EDITED: because I can't tell left from right, apparently

There are two types of sandboxes on the R1s. The early above the running plate type each side of the smokebox as shown on the a Wrenn (ex Hornby Dublo) model. This type was also used by the R class too and carried when converted. I believe these are gravity feed. You then have the later type which only appears on some R to R1 conversions which appear as boxes just behind the front buffer beam, below the running plate on each corner (my O1 kit thread here has the same). These I believe were steam assisted.

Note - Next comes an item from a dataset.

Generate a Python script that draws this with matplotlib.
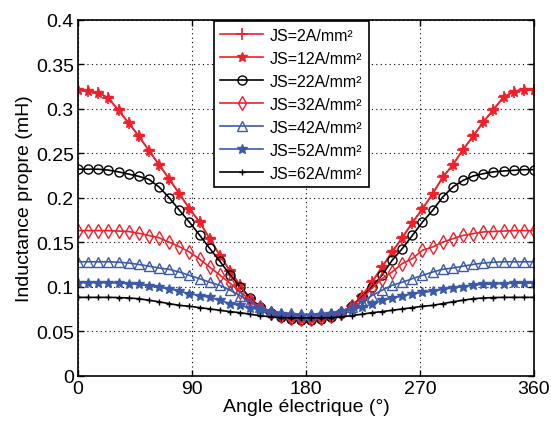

There is some suggestion that sandbox type was based on whether or the smokebox was replaced when the Stirling boiler of the R was replaced by Wainwright boiler in the R1. Which sounds strange considering the Wainwright boiler sits a lot higher and would require Smokebox modifications either way.

 

The Wrenn model uses the tall chimney, the R1 having an original Wainwright type some of which were replaced by a Urie type. I am not sure if the wrenn loco carries the original or Urie or a hybrid of the two (the short versions used by the Rs were originally cast and those R1s which kept them, had them replaced by a new short design that was fabricated from steel sheet).

 

If you look carefully at Folkstone R1s in BR days, you will see 31069 with tall chimney, tall dome but fitted with short Stirling cab. In SECR days, 69 had the taller Wainwright cab. So a repair towards the end of her life probably saw the Wainwright cab replaced by Stirling cab taken from one of the cut down R1s used on the Canterbury and Whitstable line. R1s are interesting class fall of detailed differences. 4 chimney types, 2 dome types, 2 cab types, 2 safety valve types, 2 whistle positions and 2 sandboxes types. Few locos were ever exactly the same in this class.

 

One final thing, Wrenn did them in late BR crest or Large early crest but I have not seen a photo of one of these with those. I,ve only seen the early crest small version and British Railways written on the tanks.